"Há ocasiões em que a predominância da vulgaridade e do ressentimento golpeia as expressões da gentileza e da dignidade, parecendo conduzir tudo e todos ao caos... nesse deserto, porém, numa caminhada silenciosa e demorada, surgem os tesouros da reflexão, do entendimento dos valores espirituais, da necessidade de ser pleno." Joana de Ângelis
Os muitos desertos que atravessamos imprimem suas profundas marcas em nossas vidas: o deserto da incompreensão com que somos analisados e julgados por outrem; o deserto do desrespeito e do não acolhimento que enfrentamos em muitos momentos da caminhada; o deserto da falta de possibilidades materiais dignas; o deserto da ignorância, devido à falta de possibilidades de acesso a cultura dignificante, entre tantos outros elementos com capacidade de supostamente limitar a nossa possibilidade de crescimento, o nosso vir- a -ser.
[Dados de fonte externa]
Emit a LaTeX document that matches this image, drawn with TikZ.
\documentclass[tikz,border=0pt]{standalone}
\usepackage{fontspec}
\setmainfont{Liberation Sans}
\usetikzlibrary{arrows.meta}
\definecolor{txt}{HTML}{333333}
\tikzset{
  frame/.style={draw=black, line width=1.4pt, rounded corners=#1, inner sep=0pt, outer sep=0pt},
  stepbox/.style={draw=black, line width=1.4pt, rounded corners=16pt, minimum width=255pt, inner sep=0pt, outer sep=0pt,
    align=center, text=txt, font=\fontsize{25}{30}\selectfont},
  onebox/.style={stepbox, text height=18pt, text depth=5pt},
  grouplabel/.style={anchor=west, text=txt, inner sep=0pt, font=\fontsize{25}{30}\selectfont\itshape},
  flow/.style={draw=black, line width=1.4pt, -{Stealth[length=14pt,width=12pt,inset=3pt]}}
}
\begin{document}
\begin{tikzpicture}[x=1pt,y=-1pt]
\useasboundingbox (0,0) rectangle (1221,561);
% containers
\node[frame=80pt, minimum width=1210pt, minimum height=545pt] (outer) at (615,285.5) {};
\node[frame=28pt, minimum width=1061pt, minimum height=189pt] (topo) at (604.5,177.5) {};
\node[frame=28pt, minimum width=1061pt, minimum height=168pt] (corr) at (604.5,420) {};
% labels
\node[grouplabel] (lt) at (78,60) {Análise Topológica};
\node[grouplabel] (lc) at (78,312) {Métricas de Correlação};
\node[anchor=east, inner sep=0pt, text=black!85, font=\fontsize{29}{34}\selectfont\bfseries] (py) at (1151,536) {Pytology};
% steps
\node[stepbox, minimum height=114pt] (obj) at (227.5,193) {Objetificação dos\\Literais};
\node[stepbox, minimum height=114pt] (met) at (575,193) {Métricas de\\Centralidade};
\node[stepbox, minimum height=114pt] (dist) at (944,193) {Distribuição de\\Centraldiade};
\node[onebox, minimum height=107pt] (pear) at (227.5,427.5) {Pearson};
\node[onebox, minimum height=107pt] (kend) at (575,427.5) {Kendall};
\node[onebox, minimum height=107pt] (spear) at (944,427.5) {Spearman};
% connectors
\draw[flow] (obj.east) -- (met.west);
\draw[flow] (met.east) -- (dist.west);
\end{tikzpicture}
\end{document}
O que parece comum a cada contexto de privação é, como em toda realidade contextual, o seu caráter eminentemente externo que, se acaba por afetar e deixar suas marcas no Ser, não tem o poder de alterar de maneira profunda o que se é.
Embora as reflexões acerca da natureza humana tenham arrefecido e mesmo desaparecido do debate contemporâneo, sobretudo em contextos leigos, dado que a preocupação principal dos intelectuais é com a macro realidade histórico-social e de como essa exterioridade criada é capaz de formar a consciência dos indivíduos, o resgate da possibilidade de um Ser cognoscente, com alguma autonomia, não sendo apenas um receptáculo de padrões externos (um quase autômato) é trazida ao debate por alguns sociólogos de linhagem interpretativa que, sem adentrar na intrincada questão metafísica correspondente, acenam, de maneira reduzida e científica, com alguma possibilidade de agência livre diante da impositiva e coagente realidade externa. A visão de que somos seres cognoscentes não apenas representa, a meu ver, uma aproximação maior da realidade, mas aponta para uma ética da responsabilidade e dos deveres individuais, tão cara nos dias atuais e sem a qual não será possível construir uma sociedade formada por indivíduos maduros e que assumam os resultados inexoráveis de suas próprias ações. Em uma ambiência religiosa, o debate assume outra configuração, de modo que o Ser, em sua formulação metafísica, é um elemento crucial na reflexão, e sobre ele uma ética profunda e estruturante, de caráter transcendental, o impele a desenvolver as potencialidades ínsitas de sua natureza perfectível, e mesmo os ambientes desérticos o favorecem nesse sentido.
Ter consciência de sua perfectibilidade e das potencialidades que sustentam e promovem, com o auxílio do tempo e dos desertos, essa mesma perfectibilidade, favorece o viajante. É como se detivesse um instrumento a lhe indicar o caminho bem como a melhor maneira de caminhar. Os desertos da vida, conforme a alegoria da mensagem, representam os contextos de carência e privação pelos quais devemos atravessar. A aridez, o solo infértil e as dificuldades da estrada não são motivos para o abandono da caminhada nem para os reclames tão comuns quanto compreensíveis. Se bem acolhida, a solidão existencial que o deserto oferece pode alterar o homem de tal modo que o conduza à reflexão. E esta, se bem orientada, pode favorecer o autoconhecimento e o encontro com a própria dignidade, que não figura nesse ambiente hostil, mas no oásis da própria alma. É da interioridade do Ser que emana a força para vencer as contingências necessárias e para não se deixar influenciar em demasia pelos desertos da vida humana, percorrendo-os a passos firmes. A dignidade humana não é um adorno que conquistamos externamente no jogo das aparências, mas uma força interior que irrompe e nos torna tudo aquilo que podemos ser nesta vida: fortes diante dos infortúnios, conhecedores de nós mesmos e, com efeito, senhores do nosso próprio destino. Estar conosco mesmo, centrados no valor de nossa própria dignidade intrínseca, são condições necessárias para a travessia e bom proveito da experiência do deserto, pois a solidão experimentada nos desertos exteriores da vida não são nada diante daquela solidão que experimentamos quando trazemos o deserto para dentro de nós mesmos, ao nos afastarmos de nossa realidade profunda, de nossa dignidade e dos nossos mais caros valores espirituais.